The Truth About Italy's Underwater Ghost Village

It sounds like the stuff of fantasy. An underwater ghost village in the Mediterranean? That's got to be a lost suburb of Atlantis, right? Do mermaid ghosts live there, and do they swim or just eerily pass through the water like it doesn't exist? Hopefully science will resolve those spectral questions at some point, but this particular underwater village is called Fabbriche di Careggine, and it was decidedly mermaid-free when it achieved ghost status.

According to sources like Visit Tuscany, Fabbriche di Careggine has existed since the 12th century, while the International Business Times and other outlets report that it's been around since the 13th century. Regardless of exactly when it was born, this village survived the Middle Ages, and lasted into the 20th century. But the village was selected to be the site of a man-made lake in the 1940s, forcing residents to evacuate and resettle in the town of Vagli di Sotto.

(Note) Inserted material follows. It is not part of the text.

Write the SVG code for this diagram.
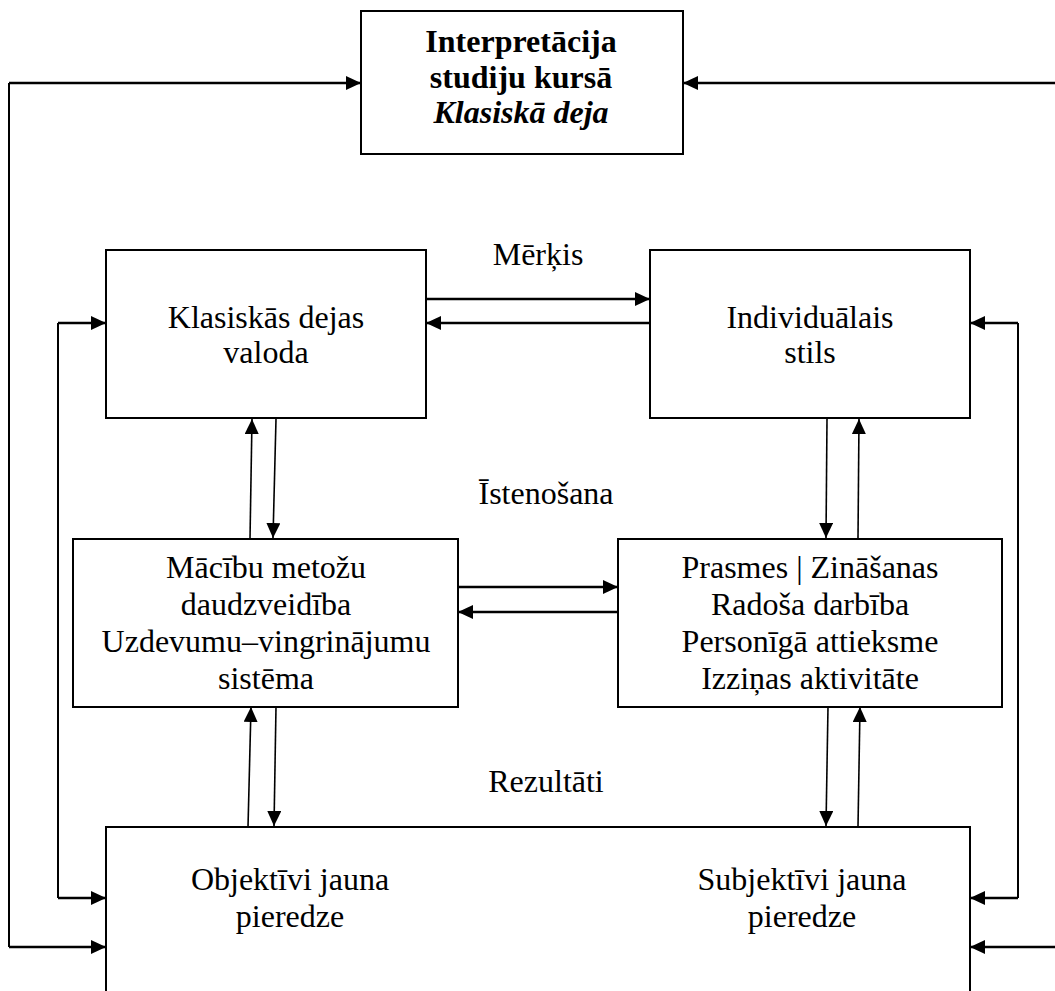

Resurrecting a ghost village

The artificial lake opened in 1953, via the International Business Times. Once the home of iron workers, it now slept with the fishes, buried under 34 million cubic tons of water. Visit Tuscany writes that the village "disappeared forever," but that statement seems extremely premature. The underwater ghost village resurfaced in 1955, after the dam was emptied and again in 1974, 1983, and 1994. In May 2020, Lorenza Giorgi, the daughter of Fabbriche di Careggine's former mayor, announced in a Facebook post that the dam has another scheduled emptying in 2021.

One resurrected from its watery grave, the village may drown in a sea of tourists. When it last opened in 1994, more than a million people showed up, according to Giorgi. Thousands are expected to drop by in 2021 to see the sopping wet skeleton of this dead village and probably rusty ghosts of iron workers. Archaeologists, however, consider it a golden opportunity for the public to appreciate the 20th-century architecture of Italy.